Chilli Crab
Level
difficult
Cooking
-46 min
Preparation
60 min
Ingredients
Servings
4
Mud Crabs purchase in-store | 2 |
Fried Mantou | 16 |
Coriander Leaves for garnish | |
Sauce | |
Eggs beaten | 2 |
Tomato Ketchup | 1⁄3 cup |
Sugar | 3 tbsp |
Tau Cheo | 1 tsp |
Cooking Oil | 1⁄3 cup |
Salt | 1⁄2 tsp |
Boiling Water | 250 ml |
Chilli Paste | |
Dried Chillies deseeded and rehydrated in water | 8 |
Candlenuts | 6 |
Red Chillies deseeded | 5 |
Shallots peeled | 5 |
Garlic peeled | 5 cloves |
Galangal | 4 slices |
Lemongrass | 1 stalk |
Belacan toasted | 2 tbsp |
How to cook
Prepare the crabs
- Clean the crabs and remove gills.
- Cut the crabs into quarters then set aside.
Prepare the chilli paste
- Place the shallots, garlic, red chillies, dried chillies, lemongrass, candlenuts, galangal and belacan in a food processor and blend into a smooth paste.
Start cooking
- Heat oil in a wok over medium heat.
- Add in the chilli paste and stir-fry until aromatic.
- Mix in the tau cheo, sugar, salt and tomato ketchup.

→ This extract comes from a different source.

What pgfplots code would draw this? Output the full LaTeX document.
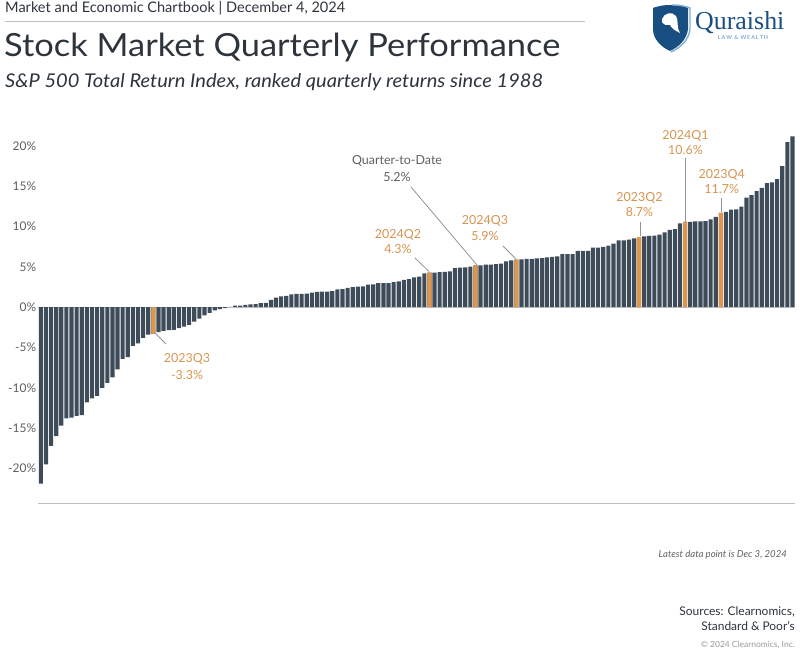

- Add crabs and mix to coat the crabs with sauce.
- Add boiling water and cover the wok with a lid.
- Lower heat and simmer for 8-12 minutes, until crabs turn bright red.
- Slowly stir beaten eggs into sauce and cook for 1-2 minutes.
- Dish out and garnish with coriander leaves then serve with fried mantou.